四極真空管、五極真空管
出典: フリー百科事典『ウィキペディア(Wikipedia)』 (2021/09/15 05:09 UTC 版)
三極真空管の増幅率を高めるには、グリッドを細かくして多くの電子を捕捉したり、グリッドをカソードに接近させて電子の軌道への影響を大きくしたりする方法が考えられる。いずれも高いプレート電圧が必要となるため、低いプレート電圧で用いるにはグリッドとプレートの間に第二グリッド(スクリーングリッド)を設け、正電圧を加える。これを四極真空管と呼ぶ。第二グリッドはプレートとグリッド間を静電遮蔽し、浮遊容量を小さくする作用もある。 しかし、四極真空管は安定に動作しないことが多い。

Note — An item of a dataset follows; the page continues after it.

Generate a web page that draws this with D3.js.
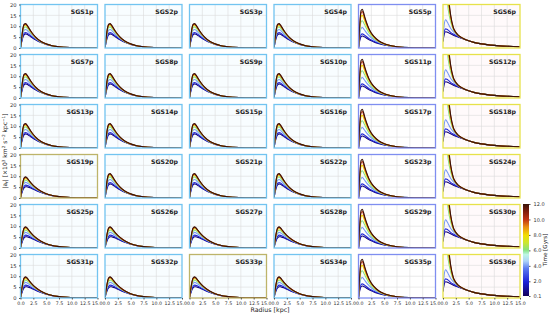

それはカソードからプレートに到達し、プレートから反射放出された二次電子が第二グリッドに吸収されて電位が変化し、全体の増幅特性に影響するためである。その問題を解決するため、第二グリッドとプレートの間に第三グリッド(サプレッサグリッド)を設け、カソードまたはアースに接続したものを五極真空管と呼ぶ。プレートから反射放出された電子は第三グリッドによって再度反発されるため、二次電子の影響が殆ど無い安定な動作が可能となる。 また、四極真空管の第一グリッドと第二グリッドの位置を、電子が一点に収束するよう調整することでも、二次電子の影響を減少させることができる。これをビーム真空管と呼び、高効率の動作が可能なため電力増幅に多く用いられる(但し、動作時のプレート電流が少ない場合には二次電子の影響が少なからず存在し、特性の暴れが避けられない)。